TASK »
Output each line exactly as it appears, skipping any embedded picture.

SOURCE DATA »
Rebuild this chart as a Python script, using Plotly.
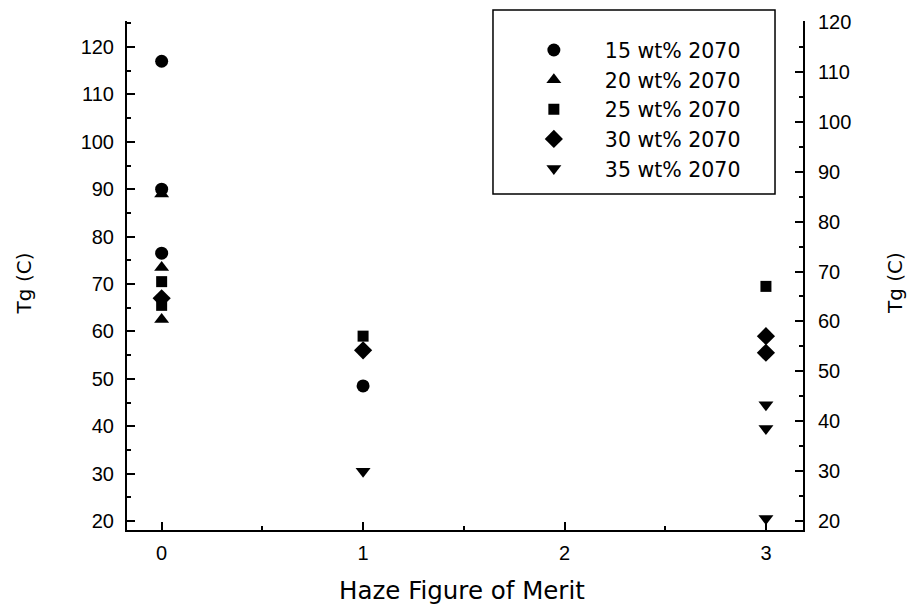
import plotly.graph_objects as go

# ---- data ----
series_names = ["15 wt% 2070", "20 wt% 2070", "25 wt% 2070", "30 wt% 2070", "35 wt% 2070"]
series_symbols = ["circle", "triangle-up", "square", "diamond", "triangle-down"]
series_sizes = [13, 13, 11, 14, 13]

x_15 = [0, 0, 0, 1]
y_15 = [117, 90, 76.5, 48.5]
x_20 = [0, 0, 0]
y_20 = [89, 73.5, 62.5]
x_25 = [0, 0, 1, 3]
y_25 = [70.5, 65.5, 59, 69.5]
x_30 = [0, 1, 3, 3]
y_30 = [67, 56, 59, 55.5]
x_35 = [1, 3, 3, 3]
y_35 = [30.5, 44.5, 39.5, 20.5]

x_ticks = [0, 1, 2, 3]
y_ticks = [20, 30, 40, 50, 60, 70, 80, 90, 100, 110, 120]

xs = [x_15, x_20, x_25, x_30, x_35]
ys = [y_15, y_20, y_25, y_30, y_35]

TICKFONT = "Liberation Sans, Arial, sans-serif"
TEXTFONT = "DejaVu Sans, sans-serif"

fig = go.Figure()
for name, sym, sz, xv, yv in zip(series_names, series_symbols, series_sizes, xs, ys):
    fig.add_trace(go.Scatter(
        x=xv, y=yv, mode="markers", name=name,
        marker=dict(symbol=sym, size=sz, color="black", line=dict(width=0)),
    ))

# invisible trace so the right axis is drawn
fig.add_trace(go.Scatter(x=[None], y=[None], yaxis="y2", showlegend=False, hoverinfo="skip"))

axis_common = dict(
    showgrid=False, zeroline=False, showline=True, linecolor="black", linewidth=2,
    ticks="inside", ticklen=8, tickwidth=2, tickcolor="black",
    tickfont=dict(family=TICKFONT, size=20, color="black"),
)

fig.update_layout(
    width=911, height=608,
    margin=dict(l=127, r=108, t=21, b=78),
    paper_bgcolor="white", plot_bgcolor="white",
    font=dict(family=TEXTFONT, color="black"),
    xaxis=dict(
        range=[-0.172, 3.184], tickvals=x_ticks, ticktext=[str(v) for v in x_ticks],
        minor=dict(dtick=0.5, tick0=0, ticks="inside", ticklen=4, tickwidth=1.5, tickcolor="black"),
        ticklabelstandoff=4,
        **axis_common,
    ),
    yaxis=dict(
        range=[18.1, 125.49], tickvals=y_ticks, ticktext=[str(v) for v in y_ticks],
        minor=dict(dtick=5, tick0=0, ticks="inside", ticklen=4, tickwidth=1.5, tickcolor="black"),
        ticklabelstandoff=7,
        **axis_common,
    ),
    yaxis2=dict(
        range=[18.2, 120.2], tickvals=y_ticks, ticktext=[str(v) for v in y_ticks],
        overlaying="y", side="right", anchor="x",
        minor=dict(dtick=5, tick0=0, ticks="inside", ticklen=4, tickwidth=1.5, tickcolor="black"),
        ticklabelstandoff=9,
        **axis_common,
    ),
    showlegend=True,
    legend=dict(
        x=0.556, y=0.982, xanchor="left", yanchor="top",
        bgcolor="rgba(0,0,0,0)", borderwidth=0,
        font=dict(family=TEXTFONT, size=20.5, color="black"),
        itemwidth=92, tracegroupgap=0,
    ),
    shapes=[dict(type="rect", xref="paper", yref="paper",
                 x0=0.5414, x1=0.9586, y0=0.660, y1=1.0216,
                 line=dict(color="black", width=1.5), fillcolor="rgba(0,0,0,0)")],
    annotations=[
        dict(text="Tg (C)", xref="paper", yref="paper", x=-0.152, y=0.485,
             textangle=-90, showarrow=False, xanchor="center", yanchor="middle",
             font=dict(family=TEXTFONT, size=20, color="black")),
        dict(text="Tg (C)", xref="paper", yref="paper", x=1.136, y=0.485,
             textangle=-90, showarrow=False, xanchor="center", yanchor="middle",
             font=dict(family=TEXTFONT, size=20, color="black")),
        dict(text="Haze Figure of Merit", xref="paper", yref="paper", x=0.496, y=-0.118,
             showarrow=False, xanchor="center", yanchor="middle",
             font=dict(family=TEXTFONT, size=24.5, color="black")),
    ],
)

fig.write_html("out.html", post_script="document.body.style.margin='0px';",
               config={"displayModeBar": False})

THE ANSWER »
Rebuild this chart as a Python script, using Plotly.
import plotly.graph_objects as go

# ---- data ----
series_names = ["15 wt% 2070", "20 wt% 2070", "25 wt% 2070", "30 wt% 2070", "35 wt% 2070"]
series_symbols = ["circle", "triangle-up", "square", "diamond", "triangle-down"]
series_sizes = [13, 13, 11, 14, 13]

x_15 = [0, 0, 0, 1]
y_15 = [117, 90, 76.5, 48.5]
x_20 = [0, 0, 0]
y_20 = [89, 73.5, 62.5]
x_25 = [0, 0, 1, 3]
y_25 = [70.5, 65.5, 59, 69.5]
x_30 = [0, 1, 3, 3]
y_30 = [67, 56, 59, 55.5]
x_35 = [1, 3, 3, 3]
y_35 = [30.5, 44.5, 39.5, 20.5]

x_ticks = [0, 1, 2, 3]
y_ticks = [20, 30, 40, 50, 60, 70, 80, 90, 100, 110, 120]

xs = [x_15, x_20, x_25, x_30, x_35]
ys = [y_15, y_20, y_25, y_30, y_35]

TICKFONT = "Liberation Sans, Arial, sans-serif"
TEXTFONT = "DejaVu Sans, sans-serif"

fig = go.Figure()
for name, sym, sz, xv, yv in zip(series_names, series_symbols, series_sizes, xs, ys):
    fig.add_trace(go.Scatter(
        x=xv, y=yv, mode="markers", name=name,
        marker=dict(symbol=sym, size=sz, color="black", line=dict(width=0)),
    ))

# invisible trace so the right axis is drawn
fig.add_trace(go.Scatter(x=[None], y=[None], yaxis="y2", showlegend=False, hoverinfo="skip"))

axis_common = dict(
    showgrid=False, zeroline=False, showline=True, linecolor="black", linewidth=2,
    ticks="inside", ticklen=8, tickwidth=2, tickcolor="black",
    tickfont=dict(family=TICKFONT, size=20, color="black"),
)

fig.update_layout(
    width=911, height=608,
    margin=dict(l=127, r=108, t=21, b=78),
    paper_bgcolor="white", plot_bgcolor="white",
    font=dict(family=TEXTFONT, color="black"),
    xaxis=dict(
        range=[-0.172, 3.184], tickvals=x_ticks, ticktext=[str(v) for v in x_ticks],
        minor=dict(dtick=0.5, tick0=0, ticks="inside", ticklen=4, tickwidth=1.5, tickcolor="black"),
        ticklabelstandoff=4,
        **axis_common,
    ),
    yaxis=dict(
        range=[18.1, 125.49], tickvals=y_ticks, ticktext=[str(v) for v in y_ticks],
        minor=dict(dtick=5, tick0=0, ticks="inside", ticklen=4, tickwidth=1.5, tickcolor="black"),
        ticklabelstandoff=7,
        **axis_common,
    ),
    yaxis2=dict(
        range=[18.2, 120.2], tickvals=y_ticks, ticktext=[str(v) for v in y_ticks],
        overlaying="y", side="right", anchor="x",
        minor=dict(dtick=5, tick0=0, ticks="inside", ticklen=4, tickwidth=1.5, tickcolor="black"),
        ticklabelstandoff=9,
        **axis_common,
    ),
    showlegend=True,
    legend=dict(
        x=0.556, y=0.982, xanchor="left", yanchor="top",
        bgcolor="rgba(0,0,0,0)", borderwidth=0,
        font=dict(family=TEXTFONT, size=20.5, color="black"),
        itemwidth=92, tracegroupgap=0,
    ),
    shapes=[dict(type="rect", xref="paper", yref="paper",
                 x0=0.5414, x1=0.9586, y0=0.660, y1=1.0216,
                 line=dict(color="black", width=1.5), fillcolor="rgba(0,0,0,0)")],
    annotations=[
        dict(text="Tg (C)", xref="paper", yref="paper", x=-0.152, y=0.485,
             textangle=-90, showarrow=False, xanchor="center", yanchor="middle",
             font=dict(family=TEXTFONT, size=20, color="black")),
        dict(text="Tg (C)", xref="paper", yref="paper", x=1.136, y=0.485,
             textangle=-90, showarrow=False, xanchor="center", yanchor="middle",
             font=dict(family=TEXTFONT, size=20, color="black")),
        dict(text="Haze Figure of Merit", xref="paper", yref="paper", x=0.496, y=-0.118,
             showarrow=False, xanchor="center", yanchor="middle",
             font=dict(family=TEXTFONT, size=24.5, color="black")),
    ],
)

fig.write_html("out.html", post_script="document.body.style.margin='0px';",
               config={"displayModeBar": False})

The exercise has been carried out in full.